As more people get their hands on their own genetic data each day, many face an increasingly common question: What do you do if you carry a genetic risk factor for cancer?
While knowing genetic mutations can help clinicians decide on treatment options for patients, the data raises more questions than answers for family members or otherwise healthy individuals who carry risk factors. The new Center for BRCA Research at UC San Francisco aims to address those questions.
Spanning basic and translational research, clinical care and education, the center provides a one-stop resource for patients and individuals who carry BRCA1 and BRCA2 mutations.
What’s often unrecognized is that individuals who carry BRCA mutations also have a risk for other cancers such as ovarian or pancreatic tumors, melanoma, or prostate cancer in men.
Patients, family members and individuals who carry risk factors such as BRCA variants have several unmet needs, according to Munster. For example, BRCA patients are often treated by specialists for the kind of tumor they were diagnosed with, while healthy family members are often seen not by oncologists but internists, who may not be equipped to handle their concerns.
“What’s often unrecognized is that individuals who carry BRCA mutations also have a risk for other cancers such as ovarian or pancreatic tumors, melanoma, or prostate cancer in men,” says Munster. “And people who only have the risk factors but haven’t been diagnosed with a cancer don’t always know where to go.”
A Patient’s Perspective
Both Ashworth and Munster are intimately acquainted with the mutations they’re targeting. Ashworth, president of the UCSF Helen Diller Family Comprehensive Cancer Center, helped discover both the BRCA2 gene and drugs known as PARP inhibitors that target cancer-linked biochemical pathways and are now approved for the treatment of BRCA1 and BRCA2 related cancers.

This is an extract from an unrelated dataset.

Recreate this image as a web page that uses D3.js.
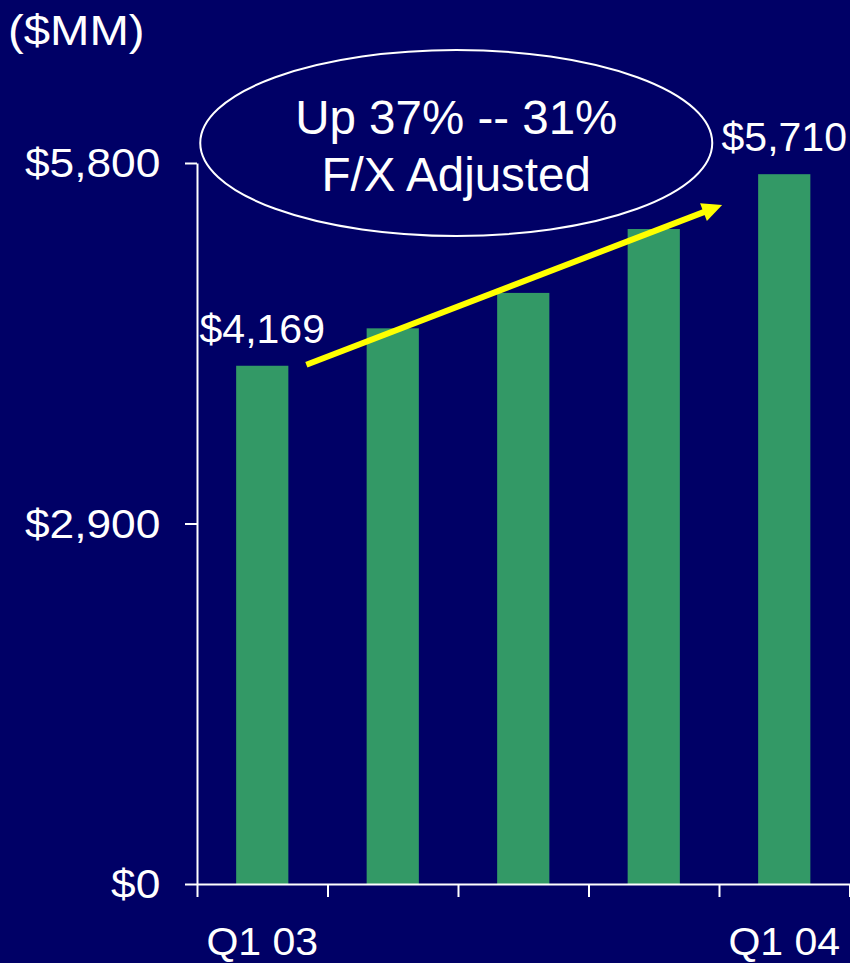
<!DOCTYPE html>
<html><head><meta charset="utf-8">
<script src="https://cdn.jsdelivr.net/npm/d3@7"></script>
<style>html,body{margin:0;padding:0;background:#000066;}svg{display:block;}</style>
</head><body>
<svg id="c" width="850" height="963"></svg>
<script>
const categories = ["Q1 03", "Q2 03", "Q3 03", "Q4 03", "Q1 04"];
const revenue = [4169, 4470, 4755, 5269, 5710];
const categoryLabels = ["Q1 03", "", "", "", "Q1 04"];
const yTicks = [0, 2900, 5800];
const yTickLabels = ["$0", "$2,900", "$5,800"];
const valueLabels = ["$4,169", "", "", "", "$5,710"];
const unitLabel = "($MM)";
const calloutLines = ["Up 37% -- 31%", "F/X Adjusted"];
const trendArrow = [4169, 5462]; // start / end value of growth arrow

(function () {
const W = 850, H = 963;
const pLeft = 197, pRight = 849.5, pTop = 163, pBottom = 884;
const font = "'Liberation Sans', Arial, sans-serif";
const svg = d3.select("#c");
svg.append("rect").attr("width", W).attr("height", H).attr("fill", "#000066");

const x = d3.scaleBand().domain(categories).range([pLeft, pRight]).paddingInner(0.6).paddingOuter(0.3);
const xb = d3.scaleLinear().domain([0, categories.length]).range([pLeft, pRight]);
const y = d3.scaleLinear().domain([0, 5800]).range([pBottom, pTop]);

// bars
svg.selectAll("rect.bar").data(revenue).join("rect")
  .attr("class", "bar")
  .attr("x", (d, i) => x(categories[i]))
  .attr("width", x.bandwidth())
  .attr("y", d => y(d))
  .attr("height", d => y(0) - y(d))
  .attr("fill", "#339966");

// y axis
const ya = svg.append("g").attr("transform", `translate(${pLeft},0)`)
  .call(d3.axisLeft(y).tickValues(yTicks).tickSize(12).tickSizeOuter(0).tickPadding(22)
    .tickFormat((d, i) => yTickLabels[i]));
ya.selectAll("path,line").attr("stroke", "#ffffff").attr("stroke-width", 2);
ya.selectAll("text").attr("fill", "#ffffff").attr("font-family", font).attr("font-size", 41)
  .attr("dy", "0.34em").attr("transform", "scale(1.08,1)");

// x axis (ticks at band boundaries)
const xa = svg.append("g").attr("transform", `translate(0,${pBottom})`)
  .call(d3.axisBottom(xb).tickValues(d3.range(categories.length + 1)).tickSize(13).tickSizeOuter(0).tickFormat(""));
xa.selectAll("path,line").attr("stroke", "#ffffff").attr("stroke-width", 2);

// category labels
svg.selectAll("text.cat").data(categoryLabels).join("text")
  .attr("class", "cat")
  .attr("text-anchor", "middle")
  .attr("transform", (d, i) => `translate(${x(categories[i]) + x.bandwidth() / 2},955) scale(1.08,1)`)
  .attr("fill", "#ffffff").attr("font-family", font).attr("font-size", 38)
  .text(d => d);

// value labels
svg.selectAll("text.val").data(valueLabels).join("text")
  .attr("class", "val")
  .attr("text-anchor", "middle")
  .attr("x", (d, i) => x(categories[i]) + x.bandwidth() / 2)
  .attr("y", (d, i) => y(revenue[i]) - 23)
  .attr("fill", "#ffffff").attr("font-family", font).attr("font-size", 41)
  .text(d => d);

// unit label
svg.append("text").attr("transform", "translate(8,45) scale(1.1,1)")
  .attr("fill", "#ffffff").attr("font-family", font).attr("font-size", 43).text(unitLabel);

// callout ellipse
const ecx = (x(categories[2]) + x.bandwidth() / 2) - 67;
svg.append("ellipse").attr("cx", ecx).attr("cy", 143).attr("rx", 256).attr("ry", 93)
  .attr("fill", "none").attr("stroke", "#ffffff").attr("stroke-width", 2);
svg.selectAll("text.call").data(calloutLines).join("text")
  .attr("class", "call").attr("text-anchor", "middle")
  .attr("x", ecx).attr("y", (d, i) => 134 + i * 57)
  .attr("fill", "#ffffff").attr("font-family", font).attr("font-size", 47.5)
  .text(d => d);

// trend arrow
const x0 = x(categories[0]) + x.bandwidth() + 18;
const y0 = y(trendArrow[0]) - 1;
const x1 = x(categories[4]) - 36;
const y1 = y(trendArrow[1]);
const ang = Math.atan2(y1 - y0, x1 - x0);
const ux = Math.cos(ang), uy = Math.sin(ang), px = -uy, py = ux;
const L = 20, hw = 9.5;
const bx = x1 - L * ux, by = y1 - L * uy;
svg.append("line").attr("x1", x0).attr("y1", y0).attr("x2", bx + ux).attr("y2", by + uy)
  .attr("stroke", "#ffff00").attr("stroke-width", 6);
svg.append("polygon")
  .attr("points", [[x1, y1], [bx + hw * px, by + hw * py], [bx - hw * px, by - hw * py]].map(p => p.join(",")).join(" "))
  .attr("fill", "#ffff00");
})();
</script>
</body></html>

For Munster, the patient experience is one she has lived through herself. She was diagnosed with a BRCA2 mutation in 2012, and recalls the myriad decisions she had to navigate. “I had to figure out who would do my oophorectomy, pancreatic cancer risk screening, what I should do for my children. ... There was not a place where it was easy to coordinate my care,” she says.
At least one instance already exemplifies what a person who enters the new center might experience. Gail Fisher had a family history of cancer, and after undergoing three mammograms in 18 months to track a suspicious growth she took a genetic test that confirmed she carries the BRCA1 mutation.
She had read Munster’s personal story and briefly worked with her, so when she received her test results, she reached out for advice. Fisher recalls their meeting, where Munster spoke with her about expectations, prophylactic options, consults and more. Eventually, Fisher chose to undergo preventive mastectomies and a procedure to have her ovaries removed. A year to the day after receiving her genetic test results, she left the hospital after the surgeries.
“It was very powerful to have a doctor who so very much understood my experience,” says Fisher. “I think she played out with me her vision for the BRCA center at UCSF – that kind of very personal care – she really gave me a framework within which everything was contained.”
Streamlining Cancer Care
At the new center, patients, BRCA mutation carriers and their families will be able to receive information and genetic counseling about their risks, coordinate care across multiple specialists, and make informed decisions. Whether from ordering their own genetic history or because of tests the doctor ordered, more people face such decision-making each day. “Our goal is to just help people live as well as they can with this,” says Julie Mak, genetic counselor at the center.
Learn More About the Clinic
The mission of the Center for BRCA Research is to provide a central resource for families with BRCA and other mutations to receive personalized care and planning for their long-term health and well-being.
The center also offers opportunities to improve therapeutic options, since tumors driven by BRCA mutations are often similar to each other regardless of what tissue they are in, Munster explains.
But perhaps most importantly, the Center for BRCA Research will help reach a high-risk population where clinicians can assess – and improve – preventive strategies. “Over the next decade, what we’re really hoping is to find ways to reduce risk without removing organs,” says Munster.
While drugs to target cancer have improved, they often reach patients only at advanced stages of disease to prolong life by a few months. “That’s not enough,” she adds. “By focusing on early recognition of these genetic mutations, it gives us an opportunity to make a bigger impact.”